### Task requirements
Everything in the data should be repeated exactly, save for the images.
%%
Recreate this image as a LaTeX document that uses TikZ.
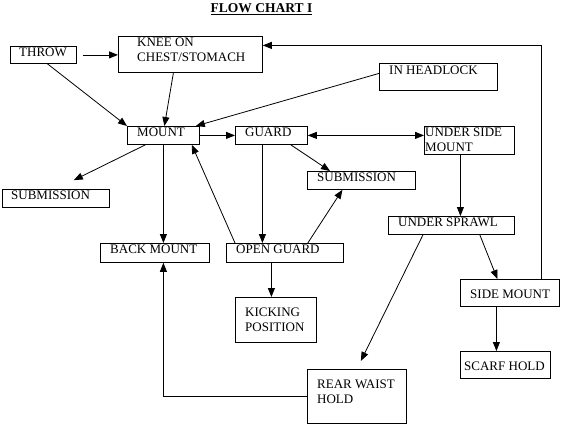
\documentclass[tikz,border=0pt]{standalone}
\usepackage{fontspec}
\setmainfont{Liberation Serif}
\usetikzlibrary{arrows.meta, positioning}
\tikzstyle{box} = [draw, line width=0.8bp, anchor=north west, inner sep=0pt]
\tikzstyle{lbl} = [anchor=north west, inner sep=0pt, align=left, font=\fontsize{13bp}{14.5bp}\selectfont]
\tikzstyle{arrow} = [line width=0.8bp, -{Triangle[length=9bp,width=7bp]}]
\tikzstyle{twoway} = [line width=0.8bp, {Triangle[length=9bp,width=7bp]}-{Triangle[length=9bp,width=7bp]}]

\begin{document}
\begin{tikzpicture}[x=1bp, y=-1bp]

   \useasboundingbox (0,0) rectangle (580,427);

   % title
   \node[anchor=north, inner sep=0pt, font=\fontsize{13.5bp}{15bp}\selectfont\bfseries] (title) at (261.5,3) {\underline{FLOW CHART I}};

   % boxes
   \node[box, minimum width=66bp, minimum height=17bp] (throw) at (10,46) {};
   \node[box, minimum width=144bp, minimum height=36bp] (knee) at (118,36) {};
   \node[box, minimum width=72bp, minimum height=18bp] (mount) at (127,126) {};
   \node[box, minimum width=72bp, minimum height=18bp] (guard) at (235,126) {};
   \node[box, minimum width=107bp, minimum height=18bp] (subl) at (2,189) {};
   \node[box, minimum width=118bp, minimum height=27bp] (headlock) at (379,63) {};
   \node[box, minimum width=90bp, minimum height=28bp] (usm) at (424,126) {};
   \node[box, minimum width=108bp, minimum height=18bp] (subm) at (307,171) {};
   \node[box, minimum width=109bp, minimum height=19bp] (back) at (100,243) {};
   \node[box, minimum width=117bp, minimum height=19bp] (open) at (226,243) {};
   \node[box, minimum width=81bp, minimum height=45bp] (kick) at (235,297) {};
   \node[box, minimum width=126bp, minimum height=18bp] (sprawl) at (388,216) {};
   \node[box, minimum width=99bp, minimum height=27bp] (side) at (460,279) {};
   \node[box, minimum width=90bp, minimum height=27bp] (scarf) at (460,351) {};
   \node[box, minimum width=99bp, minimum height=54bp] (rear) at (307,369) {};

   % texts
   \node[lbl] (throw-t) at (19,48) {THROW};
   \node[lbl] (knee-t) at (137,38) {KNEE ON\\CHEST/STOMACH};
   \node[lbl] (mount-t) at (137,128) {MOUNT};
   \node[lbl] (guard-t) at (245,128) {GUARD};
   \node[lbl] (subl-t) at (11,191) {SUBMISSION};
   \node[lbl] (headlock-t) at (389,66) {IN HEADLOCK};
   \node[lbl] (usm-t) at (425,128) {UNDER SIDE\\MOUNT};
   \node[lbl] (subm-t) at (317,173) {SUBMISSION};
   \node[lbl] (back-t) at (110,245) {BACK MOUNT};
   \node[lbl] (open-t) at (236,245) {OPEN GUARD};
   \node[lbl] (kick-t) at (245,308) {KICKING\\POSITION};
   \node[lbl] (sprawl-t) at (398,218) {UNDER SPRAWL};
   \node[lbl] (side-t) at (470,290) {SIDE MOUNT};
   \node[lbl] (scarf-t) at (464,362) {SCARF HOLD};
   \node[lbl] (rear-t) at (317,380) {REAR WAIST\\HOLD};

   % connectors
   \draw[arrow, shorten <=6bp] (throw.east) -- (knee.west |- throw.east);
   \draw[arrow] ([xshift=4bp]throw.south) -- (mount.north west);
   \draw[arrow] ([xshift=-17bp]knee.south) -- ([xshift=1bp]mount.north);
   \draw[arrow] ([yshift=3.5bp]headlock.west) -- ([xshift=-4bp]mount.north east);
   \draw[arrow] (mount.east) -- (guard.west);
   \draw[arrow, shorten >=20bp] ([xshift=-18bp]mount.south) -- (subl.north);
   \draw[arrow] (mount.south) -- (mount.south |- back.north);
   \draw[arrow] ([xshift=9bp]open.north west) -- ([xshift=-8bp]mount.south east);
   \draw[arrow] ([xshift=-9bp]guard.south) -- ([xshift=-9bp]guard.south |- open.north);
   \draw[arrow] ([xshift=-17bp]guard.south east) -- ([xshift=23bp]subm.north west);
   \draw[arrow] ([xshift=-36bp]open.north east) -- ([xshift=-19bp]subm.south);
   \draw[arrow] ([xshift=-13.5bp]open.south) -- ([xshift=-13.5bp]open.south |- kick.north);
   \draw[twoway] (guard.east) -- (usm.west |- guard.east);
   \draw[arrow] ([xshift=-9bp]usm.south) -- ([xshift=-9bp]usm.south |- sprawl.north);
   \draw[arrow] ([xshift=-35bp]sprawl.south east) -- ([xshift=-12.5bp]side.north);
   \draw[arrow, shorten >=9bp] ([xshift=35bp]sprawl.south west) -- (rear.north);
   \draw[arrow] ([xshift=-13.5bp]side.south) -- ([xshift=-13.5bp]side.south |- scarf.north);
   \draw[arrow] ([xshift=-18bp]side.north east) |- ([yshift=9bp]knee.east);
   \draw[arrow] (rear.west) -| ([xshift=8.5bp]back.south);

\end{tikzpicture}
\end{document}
%%
### Task response
Recreate this image as a LaTeX document that uses TikZ.
\documentclass[tikz,border=0pt]{standalone}
\usepackage{fontspec}
\setmainfont{Liberation Serif}
\usetikzlibrary{arrows.meta, positioning}
\tikzstyle{box} = [draw, line width=0.8bp, anchor=north west, inner sep=0pt]
\tikzstyle{lbl} = [anchor=north west, inner sep=0pt, align=left, font=\fontsize{13bp}{14.5bp}\selectfont]
\tikzstyle{arrow} = [line width=0.8bp, -{Triangle[length=9bp,width=7bp]}]
\tikzstyle{twoway} = [line width=0.8bp, {Triangle[length=9bp,width=7bp]}-{Triangle[length=9bp,width=7bp]}]

\begin{document}
\begin{tikzpicture}[x=1bp, y=-1bp]

   \useasboundingbox (0,0) rectangle (580,427);

   % title
   \node[anchor=north, inner sep=0pt, font=\fontsize{13.5bp}{15bp}\selectfont\bfseries] (title) at (261.5,3) {\underline{FLOW CHART I}};

   % boxes
   \node[box, minimum width=66bp, minimum height=17bp] (throw) at (10,46) {};
   \node[box, minimum width=144bp, minimum height=36bp] (knee) at (118,36) {};
   \node[box, minimum width=72bp, minimum height=18bp] (mount) at (127,126) {};
   \node[box, minimum width=72bp, minimum height=18bp] (guard) at (235,126) {};
   \node[box, minimum width=107bp, minimum height=18bp] (subl) at (2,189) {};
   \node[box, minimum width=118bp, minimum height=27bp] (headlock) at (379,63) {};
   \node[box, minimum width=90bp, minimum height=28bp] (usm) at (424,126) {};
   \node[box, minimum width=108bp, minimum height=18bp] (subm) at (307,171) {};
   \node[box, minimum width=109bp, minimum height=19bp] (back) at (100,243) {};
   \node[box, minimum width=117bp, minimum height=19bp] (open) at (226,243) {};
   \node[box, minimum width=81bp, minimum height=45bp] (kick) at (235,297) {};
   \node[box, minimum width=126bp, minimum height=18bp] (sprawl) at (388,216) {};
   \node[box, minimum width=99bp, minimum height=27bp] (side) at (460,279) {};
   \node[box, minimum width=90bp, minimum height=27bp] (scarf) at (460,351) {};
   \node[box, minimum width=99bp, minimum height=54bp] (rear) at (307,369) {};

   % texts
   \node[lbl] (throw-t) at (19,48) {THROW};
   \node[lbl] (knee-t) at (137,38) {KNEE ON\\CHEST/STOMACH};
   \node[lbl] (mount-t) at (137,128) {MOUNT};
   \node[lbl] (guard-t) at (245,128) {GUARD};
   \node[lbl] (subl-t) at (11,191) {SUBMISSION};
   \node[lbl] (headlock-t) at (389,66) {IN HEADLOCK};
   \node[lbl] (usm-t) at (425,128) {UNDER SIDE\\MOUNT};
   \node[lbl] (subm-t) at (317,173) {SUBMISSION};
   \node[lbl] (back-t) at (110,245) {BACK MOUNT};
   \node[lbl] (open-t) at (236,245) {OPEN GUARD};
   \node[lbl] (kick-t) at (245,308) {KICKING\\POSITION};
   \node[lbl] (sprawl-t) at (398,218) {UNDER SPRAWL};
   \node[lbl] (side-t) at (470,290) {SIDE MOUNT};
   \node[lbl] (scarf-t) at (464,362) {SCARF HOLD};
   \node[lbl] (rear-t) at (317,380) {REAR WAIST\\HOLD};

   % connectors
   \draw[arrow, shorten <=6bp] (throw.east) -- (knee.west |- throw.east);
   \draw[arrow] ([xshift=4bp]throw.south) -- (mount.north west);
   \draw[arrow] ([xshift=-17bp]knee.south) -- ([xshift=1bp]mount.north);
   \draw[arrow] ([yshift=3.5bp]headlock.west) -- ([xshift=-4bp]mount.north east);
   \draw[arrow] (mount.east) -- (guard.west);
   \draw[arrow, shorten >=20bp] ([xshift=-18bp]mount.south) -- (subl.north);
   \draw[arrow] (mount.south) -- (mount.south |- back.north);
   \draw[arrow] ([xshift=9bp]open.north west) -- ([xshift=-8bp]mount.south east);
   \draw[arrow] ([xshift=-9bp]guard.south) -- ([xshift=-9bp]guard.south |- open.north);
   \draw[arrow] ([xshift=-17bp]guard.south east) -- ([xshift=23bp]subm.north west);
   \draw[arrow] ([xshift=-36bp]open.north east) -- ([xshift=-19bp]subm.south);
   \draw[arrow] ([xshift=-13.5bp]open.south) -- ([xshift=-13.5bp]open.south |- kick.north);
   \draw[twoway] (guard.east) -- (usm.west |- guard.east);
   \draw[arrow] ([xshift=-9bp]usm.south) -- ([xshift=-9bp]usm.south |- sprawl.north);
   \draw[arrow] ([xshift=-35bp]sprawl.south east) -- ([xshift=-12.5bp]side.north);
   \draw[arrow, shorten >=9bp] ([xshift=35bp]sprawl.south west) -- (rear.north);
   \draw[arrow] ([xshift=-13.5bp]side.south) -- ([xshift=-13.5bp]side.south |- scarf.north);
   \draw[arrow] ([xshift=-18bp]side.north east) |- ([yshift=9bp]knee.east);
   \draw[arrow] (rear.west) -| ([xshift=8.5bp]back.south);

\end{tikzpicture}
\end{document}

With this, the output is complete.